Conversely, we knew a lot about Odysseus. He was wily, beloved of Athena, a shameless flatterer when it suited his ends, egotistical, a strong leader and fond of his family. He never gave up, no matter how the odds were stacked against him. But we didn’t just know these facts about him. We learned a lot by watching him in action. More importantly, he wasn’t just “good” in the simple way that Circe was portrayed as “evil.” He was a curious mixture of good and bad–as all people are.
It’s just this sort of disparity in the depth of representation of male and female characters that Miller sought to address in her take on the myth. Her task was similar to the one taken on by Marion Zimmer Bradley in Mists of Avalon and Gregory Maguire in Wicked. All three of these books focus on a female character who was previously portrayed as irredeemably evil–so evil, that there was no way anyone could possibly relate to them. All three of these women had a sort of power that was unusual for women in their communities, and at least two of them wielded a sort of terrifying sexual power, the kind that undoes a man who is unfortunate enough to become entangled with them. In their redemptive retellings, we see them emerge from terrible childhood abuse, which is about as pure a state of powerlessness as one can imagine. All three have spirits that will just not break and they gradually accumulate power so they can define their lives as they see fit, not as others would mold them.

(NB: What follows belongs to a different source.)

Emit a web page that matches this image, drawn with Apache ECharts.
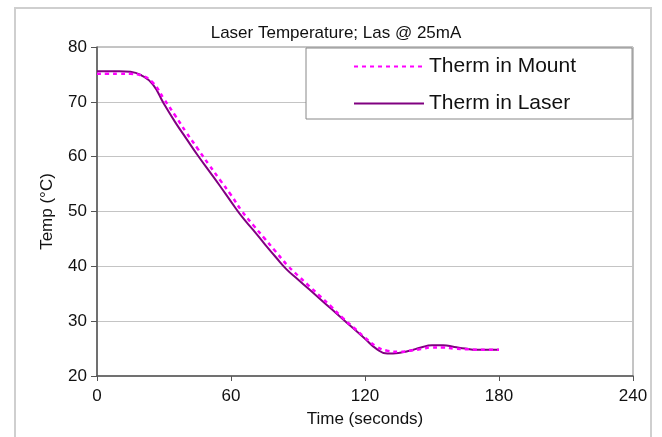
<!DOCTYPE html>
<html>
<head>
<meta charset="utf-8">
<script src="https://cdn.jsdelivr.net/npm/echarts@6/dist/echarts.min.js"></script>
<style>
  html, body { margin: 0; padding: 0; background: #fff; }
  #chart { width: 662px; height: 437px; }
</style>
</head>
<body>
<div id="chart"></div>
<script>
// time axis (seconds)
const times = [0, 5, 10, 15, 20, 25, 30, 35, 40, 45, 50, 55, 60, 65, 70, 75, 80, 85, 90,
  95, 100, 105, 110, 115, 120, 125, 130, 135, 140, 145, 150, 155, 160, 165, 170, 175, 180];
// thermistor in mount (deg C)
const mountTemp = [75.1, 75.1, 75.1, 75.1, 74.8, 73.5, 70.5, 67.5, 64.4, 61.5, 58.6, 55.8, 53.0,
  50.0, 47.5, 45.1, 42.7, 40.3, 38.3, 36.4, 34.5, 32.6, 30.6, 28.8, 27.0, 25.4, 24.6, 24.4,
  24.6, 24.9, 25.2, 25.2, 25.0, 24.9, 24.8, 24.8, 24.8];
// thermistor in laser (deg C)
const laserTemp = [75.6, 75.6, 75.6, 75.5, 74.8, 73.2, 69.6, 66.3, 63.3, 60.3, 57.5, 54.7, 51.8,
  49.0, 46.6, 44.1, 41.7, 39.4, 37.6, 35.8, 34.0, 32.2, 30.4, 28.6, 26.8, 25.0, 24.1, 24.2,
  24.6, 25.2, 25.6, 25.6, 25.3, 25.0, 24.8, 24.8, 24.8];
const seriesNames = ['Therm in Mount', 'Therm in Laser'];

const font = 'Liberation Sans, Arial, sans-serif';
const pairs = (ys) => times.map((t, i) => [t, ys[i]]);

let myChart = echarts.init(document.getElementById('chart'));
const option = {
  animation: false,
  textStyle: { fontFamily: font },
  graphic: [
    {
      type: 'rect',
      shape: { x: 15, y: 8, width: 636, height: 440 },
      style: { fill: 'none', stroke: '#cfcfcf', lineWidth: 2 },
      silent: true
    }
  ],
  title: {
    text: 'Laser Temperature; Las @ 25mA',
    left: 331,
    top: 20,
    textAlign: 'center',
    textStyle: { fontSize: 17, fontWeight: 'normal', color: '#111', fontFamily: font }
  },
  grid: {
    left: 97,
    right: 29,
    top: 47,
    bottom: 61,
    show: true,
    borderColor: '#8a8a8a',
    borderWidth: 1
  },
  legend: {
    orient: 'vertical',
    left: 306,
    top: 48,
    data: seriesNames,
    backgroundColor: '#fff',
    borderColor: '#888',
    borderWidth: 1,
    padding: [8, 56, 5, 47],
    itemWidth: 70,
    itemHeight: 20,
    itemGap: 16,
    itemStyle: { opacity: 0 },
    textStyle: { fontSize: 21, color: '#111', fontFamily: font }
  },
  xAxis: {
    type: 'value',
    min: 0,
    max: 240,
    interval: 60,
    name: 'Time (seconds)',
    nameLocation: 'middle',
    nameGap: 35,
    nameTextStyle: { fontSize: 17, color: '#111' },
    axisLine: { lineStyle: { color: '#555', width: 1.5 } },
    axisTick: { show: true, length: 5, lineStyle: { color: '#555' } },
    axisLabel: { fontSize: 17, color: '#111', margin: 12 },
    splitLine: { show: false }
  },
  yAxis: {
    type: 'value',
    min: 20,
    max: 80,
    interval: 10,
    name: 'Temp (°C)',
    nameLocation: 'middle',
    nameGap: 41,
    nameTextStyle: { fontSize: 17, color: '#111' },
    axisLine: { show: true, lineStyle: { color: '#555', width: 1.5 } },
    axisTick: { show: true, length: 6, lineStyle: { color: '#555' } },
    axisLabel: { fontSize: 17, color: '#111', margin: 10 },
    splitLine: { show: true, lineStyle: { color: '#c4c4c4', width: 1.2 } }
  },
  series: [
    {
      name: seriesNames[0],
      type: 'line',
      smooth: true,
      symbol: 'none',
      data: pairs(mountTemp),
      itemStyle: { color: '#ff00ff' },
      lineStyle: { color: '#ff00ff', width: 2.5, type: [4, 4] },
      z: 3
    },
    {
      name: seriesNames[1],
      type: 'line',
      smooth: true,
      symbol: 'none',
      data: pairs(laserTemp),
      itemStyle: { color: '#800080' },
      lineStyle: { color: '#800080', width: 2 },
      z: 2
    }
  ]
};
myChart.setOption(option);
window.onresize = myChart.resize;
</script>
</body>
</html>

“Humbling women seems to me a chief pastime of poets. As if there can be no story unless we crawl and weep.”
~Madeline Miller, Circe
In Circe’s case, we first meet her when she’s a youth in her father’s hall. She is scorned for being less beautiful and less powerful than her parents, siblings and all the other sycophants in attendance upon Helios. She reminds me of the many Victorian characters who start out as unloved and unfortunate orphans, such as Jane Eyre or Oliver Twist. It’s a character type so finely honed that it instantly triggers our sympathy and its just as successful in modern literature as it was in Victorian. Consider Harry Potter, for instance.

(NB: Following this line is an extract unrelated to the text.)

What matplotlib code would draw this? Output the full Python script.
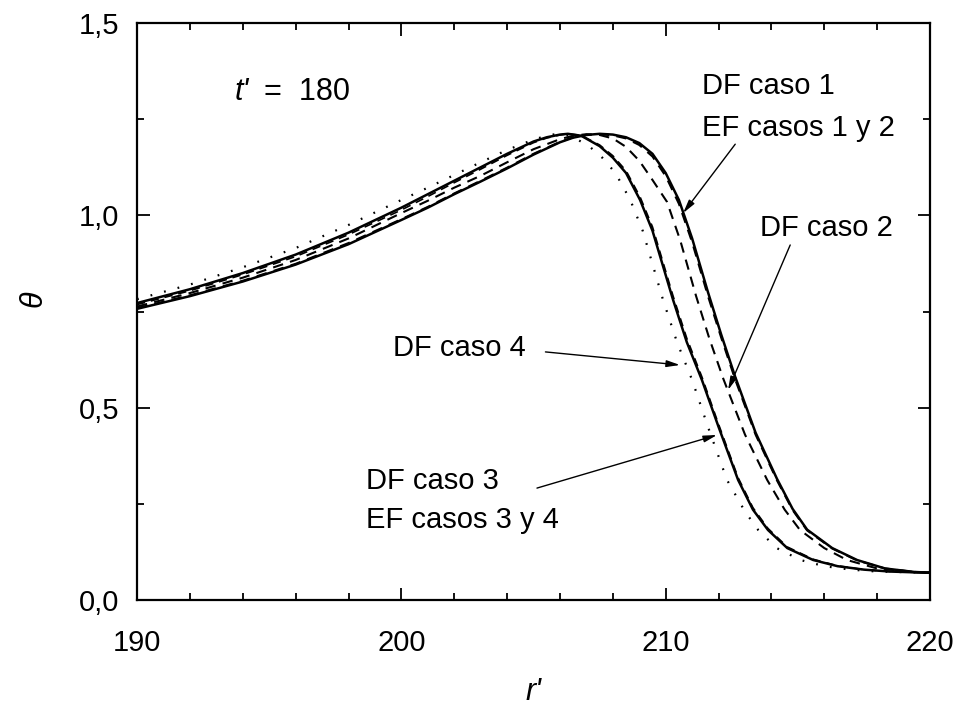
import numpy as np
import matplotlib.pyplot as plt

plt.rcParams['font.family'] = ['Liberation Sans', 'DejaVu Sans']
plt.rcParams['mathtext.fontset'] = 'custom'
plt.rcParams['mathtext.rm'] = 'Liberation Sans'
plt.rcParams['mathtext.it'] = 'Liberation Sans:italic'

# DF caso 1 (solid, right)
r_df1 = [190, 192, 194, 196, 198, 200, 201, 202, 203, 204, 205, 206, 206.5, 207, 207.5,
         208, 208.5, 209, 209.5, 210, 210.5, 211, 211.6, 212.1, 212.63, 213.4, 214.21,
         214.8, 215.35, 216.3, 217.24, 218.3, 219.4, 220]
th_df1 = [0.757, 0.79, 0.828, 0.872, 0.925, 0.988, 1.02, 1.055, 1.088, 1.122, 1.158, 1.19,
          1.202, 1.209, 1.212, 1.21, 1.203, 1.188, 1.16, 1.11, 1.04, 0.94, 0.80, 0.69,
          0.58, 0.435, 0.315, 0.237, 0.183, 0.135, 0.104, 0.082, 0.073, 0.071]

# EF casos 1 y 2 (dashed, on top of DF caso 1)
r_ef12 = [190, 192, 194, 196, 198, 200, 201, 202, 203, 204, 205, 206, 206.5, 207, 207.5,
          208, 208.5, 209, 209.5, 210, 210.5, 211, 211.6, 212.1, 212.63, 213.4, 214.21,
          214.8, 215.35, 216.3, 217.24, 218.3, 219.4, 220]
th_ef12 = [0.759, 0.792, 0.830, 0.874, 0.928, 0.990, 1.022, 1.057, 1.090, 1.124, 1.160, 1.191,
           1.203, 1.209, 1.211, 1.208, 1.2, 1.183, 1.153, 1.102, 1.03, 0.93, 0.79, 0.682,
           0.573, 0.43, 0.311, 0.234, 0.181, 0.134, 0.103, 0.082, 0.073, 0.071]

# DF caso 2 (dashed)
r_df2 = [190, 192, 194, 196, 198, 200, 201, 202, 203, 204, 205, 206, 206.5, 207, 207.5,
         208, 208.5, 209, 209.5, 210.05, 210.55, 211.15, 211.65, 212.18, 213, 213.84, 214.5,
         215.08, 216, 216.86, 218, 219.4, 220]
th_df2 = [0.763, 0.798, 0.838, 0.884, 0.94, 1.006, 1.038, 1.072, 1.103, 1.138, 1.172, 1.198,
          1.207, 1.211, 1.209, 1.2, 1.178, 1.142, 1.092, 1.035, 0.935, 0.79, 0.68, 0.575,
          0.43, 0.312, 0.235, 0.182, 0.135, 0.104, 0.082, 0.073, 0.071]

# DF caso 3 (solid, left)
r_df3 = [190, 192, 194, 196, 198, 200, 201, 202, 203, 204, 205, 205.5, 206, 206.3, 206.8,
         207.5, 208, 208.5, 209.03, 209.5, 210.28, 210.8, 211.37, 212, 212.74, 213.3,
         213.87, 214.6, 215.58, 216.5, 217.5, 218.5, 219.4, 220]
th_df3 = [0.772, 0.808, 0.85, 0.898, 0.955, 1.02, 1.055, 1.09, 1.125, 1.16, 1.192, 1.203,
          1.21, 1.212, 1.207, 1.18, 1.15, 1.11, 1.04, 0.96, 0.78, 0.67, 0.572, 0.45, 0.312,
          0.235, 0.182, 0.135, 0.104, 0.088, 0.079, 0.074, 0.072, 0.071]

# EF casos 3 y 4 (dashed, on top of DF caso 3)
r_ef34 = [190, 192, 194, 196, 198, 200, 201, 202, 203, 204, 205, 205.5, 206, 206.3, 206.8,
          207.5, 208, 208.5, 209.03, 209.5, 210.28, 210.8, 211.37, 212, 212.74, 213.3,
          213.87, 214.6, 215.58, 216.5, 217.5, 218.5, 219.4, 220]
th_ef34 = [0.768, 0.804, 0.846, 0.893, 0.950, 1.014, 1.049, 1.085, 1.120, 1.156, 1.189, 1.201,
           1.209, 1.212, 1.208, 1.183, 1.155, 1.116, 1.048, 0.97, 0.79, 0.68, 0.58, 0.457,
           0.318, 0.24, 0.186, 0.138, 0.106, 0.089, 0.079, 0.074, 0.072, 0.071]

# DF caso 4 (dotted)
r_df4 = [190, 192, 194, 196, 198, 200, 201, 202, 203, 204, 205, 205.5, 205.9, 206.4, 207.1,
         207.6, 208.1, 208.66, 209.13, 209.9, 210.43, 211, 211.6, 212.32, 213, 213.5, 214.2,
         215.1, 216, 217, 218, 219.4, 220]
th_df4 = [0.782, 0.82, 0.865, 0.915, 0.975, 1.04, 1.072, 1.105, 1.138, 1.17, 1.197, 1.207,
          1.212, 1.207, 1.18, 1.15, 1.11, 1.04, 0.96, 0.78, 0.67, 0.572, 0.45, 0.312, 0.23,
          0.182, 0.135, 0.104, 0.088, 0.079, 0.074, 0.072, 0.071]

y_ticks = [0.0, 0.5, 1.0, 1.5]
y_ticklabels = ['0,0', '0,5', '1,0', '1,5']
x_ticks = [190, 200, 210, 220]

fig = plt.figure(figsize=(9.59, 7.15), dpi=100)
ax = fig.add_axes([0.1429, 0.1608, 0.8269, 0.8070])

ax.plot(r_df1, th_df1, color='black', lw=1.8, ls='-')
ax.plot(r_ef12, th_ef12, color='black', lw=1.5, ls=(0, (5, 3.5)))
ax.plot(r_df2, th_df2, color='black', lw=1.5, ls=(0, (5, 3.5)))
ax.plot(r_df3, th_df3, color='black', lw=1.8, ls='-')
ax.plot(r_ef34, th_ef34, color='black', lw=1.2, ls=(0, (5, 3.5)))
ax.plot(r_df4, th_df4, color='black', lw=1.6, ls=(0, (0.8, 5.5)))

ax.set_xlim(190, 220)
ax.set_ylim(0.0, 1.5)
ax.set_xticks(x_ticks)
ax.set_xticks(np.arange(190, 221, 2), minor=True)
ax.set_yticks(y_ticks)
ax.set_yticklabels(y_ticklabels)
ax.set_yticks(np.arange(0, 1.51, 0.25), minor=True)
ax.tick_params(which='both', direction='in', top=True, right=True, width=1.3, labelsize=21)
ax.tick_params(axis='x', which='major', pad=21)
ax.tick_params(axis='y', which='major', pad=13)
ax.tick_params(which='major', length=9)
ax.tick_params(which='minor', length=5)
for s in ax.spines.values():
    s.set_linewidth(1.6)

ax.set_xlabel("r'", fontsize=22, style='italic')
ax.set_ylabel(r'$\theta$', fontsize=22)
ax.xaxis.set_label_coords(0.5, -0.133)
ax.yaxis.set_label_coords(-0.11, 0.52)

fs = 21
ax.text(193.71, 1.32, "t'", fontsize=22, style='italic', va='center', ha='left')
ax.text(194.8, 1.32, "=  180", fontsize=22, va='center', ha='left')
ax.text(211.38, 1.337, 'DF caso 1', fontsize=fs, va='center', ha='left')
ax.text(211.38, 1.228, 'EF casos 1 y 2', fontsize=fs, va='center', ha='left')
ax.text(213.57, 0.968, 'DF caso 2', fontsize=fs, va='center', ha='left')
ax.text(199.69, 0.655, 'DF caso 4', fontsize=fs, va='center', ha='left')
ax.text(198.66, 0.309, 'DF caso 3', fontsize=fs, va='center', ha='left')
ax.text(198.66, 0.208, 'EF casos 3 y 4', fontsize=fs, va='center', ha='left')

arrow = dict(arrowstyle='-|>,head_length=0.8,head_width=0.2', color='black', lw=1.0,
             shrinkA=0, shrinkB=0)
ax.annotate('', xy=(210.66, 1.006), xytext=(212.63, 1.185), arrowprops=arrow)
ax.annotate('', xy=(212.36, 0.546), xytext=(214.71, 0.923), arrowprops=arrow)
ax.annotate('', xy=(210.54, 0.611), xytext=(205.45, 0.645), arrowprops=arrow)
ax.annotate('', xy=(211.94, 0.429), xytext=(205.13, 0.291), arrowprops=arrow)

fig.savefig('out.png', dpi=100)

Her first rebellious act is also the one that leads to her exile: bearing a drink to Prometheus after he was punished for giving fire to man. Unlike the cruel rebellions of her siblings, her act is one of kindness. This is important. While we may have understood her lashing out at her oppressors and doing something mean-spirited, we couldn’t have felt affectionate towards her. When she acted spitefully after Scylla stole the object of her affections, we forgave her because we knew she had those essentially kind impulses in her and because she deeply regretted what she had done. None of the other gods ever behaved in this complex way. Their feelings weren’t ever at odds with their impulsive actions.
“Then I learned that I could bend the world to my will, as a bow is bent for an arrow. I would have done that toil a thousand times to keep such power in my hands.”
― Madeline Miller,
Perhaps the most humanizing moment in the book is when Circe is caring for her newborn son. For the first time, we saw her bent under a burden she feared she could not sustain. He was a fussy child who was difficult to comfort. More significantly, he was human and his bodily needs required continual work.
“Sweet son,” I said “you are right, this world is a wild and terrible place, and worth shouting at. But you are safe now, and all of us need to sleep. Will you let us have a little peace?”
― Madeline Miller,
Anyone who has been a parent or cared for a small child can relate to her exhaustion and despair and her bone-deep love for the little being.
Madeline Miller faced down a number of narrative challenges with this book. She had to contend with a character whose actions may be repugnant to some. She turned sailors into pigs, after all, and at least in other tales, for seemingly no reason at all. Miller offered a more plausible reason behind this, deepening our sympathy for this character. Circe was forced into it by the rapacious sailors who ended up on her island. They saw a woman alone with riches all about her and their greed and lust took over. Circe used magic to defend herself. We can sympathize with and even admire that. #metoo
Secondly, Circe was exiled to a lonely island. It’s hard to imagine how much action could be drummed up with one character living in isolation. Luckily for the author, this is a world where the gods could orchestrate things and pop in for a visit whenever they felt like it. Also, sailing was such a risky prospect back then that sailors were often getting lost and having adventures. More than a few washed up on the shores of Aiaia.
Finally, and this was possibly the most difficult hurdle for Miller to overcome: we all know how this story was supposed to end. I will admit that I reached a point where I didn’t want to keep reading because I had grown to like the character so much and knew that there was no way for her to avoid certain heartbreak. I got over that quickly enough because the characters were so compelling and my heart was engaged.
Claire Messud, in her review of Miller’s book, writes, “Purists may be less enchanted, bemused by Miller’s sentimental leanings and her determination to make Circe into an ultimately likable, or at least forgivable, character. This narrative choice seems a taming, and hence a diminishment, of the character’s transgressive divine excess.”
It amuses me to think of there being any “purists” when it comes to these myths, because there is no authoritative version of them. In fact, there are multiple tales, many of which conflict with one another. I also take issue with any purists who would consider the humanizing of Circe as a diminishment. Our concept of her started out as two dimensional. She was nothing more than a bogeyman. By the end of Miller’s book, we see her as a complex being with a history that informs her behavior and a heart that guides it. If anything, this tale is an enlargement of a character who has captured our imaginations in one form or another for centuries.